Data extract:
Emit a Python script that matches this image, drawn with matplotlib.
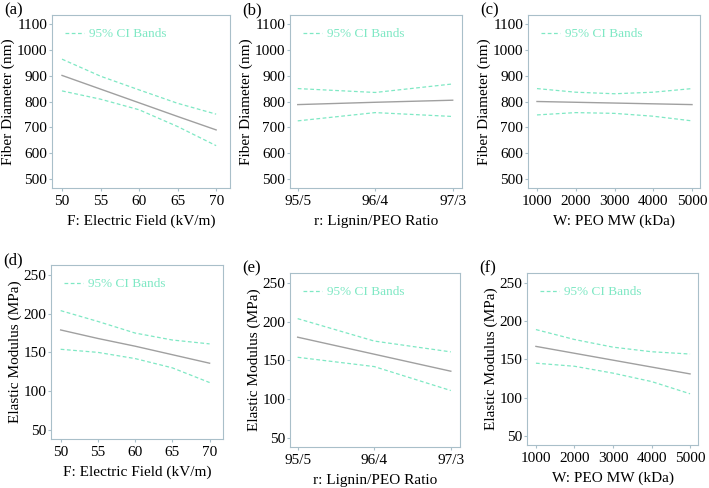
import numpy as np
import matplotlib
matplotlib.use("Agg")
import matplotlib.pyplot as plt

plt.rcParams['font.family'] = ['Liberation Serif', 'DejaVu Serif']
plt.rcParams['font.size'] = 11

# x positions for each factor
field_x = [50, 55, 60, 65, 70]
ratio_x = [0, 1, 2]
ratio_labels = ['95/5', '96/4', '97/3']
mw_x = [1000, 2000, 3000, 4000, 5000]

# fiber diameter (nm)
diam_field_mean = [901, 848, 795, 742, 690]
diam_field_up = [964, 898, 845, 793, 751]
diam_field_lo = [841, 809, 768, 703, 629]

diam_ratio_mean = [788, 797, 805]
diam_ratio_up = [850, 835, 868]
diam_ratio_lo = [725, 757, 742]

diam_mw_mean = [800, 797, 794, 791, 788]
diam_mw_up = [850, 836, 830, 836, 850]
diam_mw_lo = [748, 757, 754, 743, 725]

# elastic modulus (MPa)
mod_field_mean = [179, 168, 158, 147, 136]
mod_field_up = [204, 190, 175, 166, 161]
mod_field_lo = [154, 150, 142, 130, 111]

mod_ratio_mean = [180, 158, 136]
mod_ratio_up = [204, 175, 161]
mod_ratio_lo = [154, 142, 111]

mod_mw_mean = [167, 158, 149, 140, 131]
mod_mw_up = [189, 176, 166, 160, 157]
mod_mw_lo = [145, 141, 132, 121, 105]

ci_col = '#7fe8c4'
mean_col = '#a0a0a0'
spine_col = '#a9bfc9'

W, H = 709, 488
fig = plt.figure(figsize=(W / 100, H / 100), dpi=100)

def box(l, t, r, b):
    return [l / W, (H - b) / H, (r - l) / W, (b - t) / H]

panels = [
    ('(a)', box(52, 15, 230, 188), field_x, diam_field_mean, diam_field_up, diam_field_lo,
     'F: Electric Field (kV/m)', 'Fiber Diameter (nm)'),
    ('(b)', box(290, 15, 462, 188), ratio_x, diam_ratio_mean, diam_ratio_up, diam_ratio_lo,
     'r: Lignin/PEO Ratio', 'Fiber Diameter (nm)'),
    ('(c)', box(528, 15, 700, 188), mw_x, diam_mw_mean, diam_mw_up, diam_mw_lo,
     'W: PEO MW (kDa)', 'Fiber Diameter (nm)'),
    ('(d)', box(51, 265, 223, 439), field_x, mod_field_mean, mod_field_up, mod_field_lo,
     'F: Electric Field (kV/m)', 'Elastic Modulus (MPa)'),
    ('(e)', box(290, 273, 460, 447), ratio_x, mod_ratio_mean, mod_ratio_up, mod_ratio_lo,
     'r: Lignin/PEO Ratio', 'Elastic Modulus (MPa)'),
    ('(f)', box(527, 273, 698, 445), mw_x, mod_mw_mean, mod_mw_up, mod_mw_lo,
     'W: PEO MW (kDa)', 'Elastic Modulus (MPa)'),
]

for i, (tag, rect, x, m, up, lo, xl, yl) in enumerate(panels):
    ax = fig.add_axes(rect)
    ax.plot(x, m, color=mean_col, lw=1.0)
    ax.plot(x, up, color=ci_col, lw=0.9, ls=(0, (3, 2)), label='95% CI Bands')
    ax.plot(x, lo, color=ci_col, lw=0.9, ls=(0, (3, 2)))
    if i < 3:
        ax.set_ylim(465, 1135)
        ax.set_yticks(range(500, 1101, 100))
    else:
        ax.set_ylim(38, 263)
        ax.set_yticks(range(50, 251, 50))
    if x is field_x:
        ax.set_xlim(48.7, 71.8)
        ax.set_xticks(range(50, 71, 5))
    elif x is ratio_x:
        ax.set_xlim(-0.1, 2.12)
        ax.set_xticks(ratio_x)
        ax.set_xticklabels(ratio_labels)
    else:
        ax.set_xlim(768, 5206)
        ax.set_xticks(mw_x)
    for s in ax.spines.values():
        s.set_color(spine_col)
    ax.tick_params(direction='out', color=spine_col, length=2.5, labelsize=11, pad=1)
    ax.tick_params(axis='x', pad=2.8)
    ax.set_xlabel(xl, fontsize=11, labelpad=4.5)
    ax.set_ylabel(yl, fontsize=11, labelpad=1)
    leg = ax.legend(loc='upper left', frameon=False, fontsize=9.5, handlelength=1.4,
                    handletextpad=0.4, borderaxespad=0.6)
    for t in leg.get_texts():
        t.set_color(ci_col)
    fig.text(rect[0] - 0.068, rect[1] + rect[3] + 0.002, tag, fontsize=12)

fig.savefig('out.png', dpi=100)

Work to do:
Collect the lines that hold "matplotlib".

Correct result:
Emit a Python script that matches this image, drawn with matplotlib.
import matplotlib
matplotlib.use("Agg")
import matplotlib.pyplot as plt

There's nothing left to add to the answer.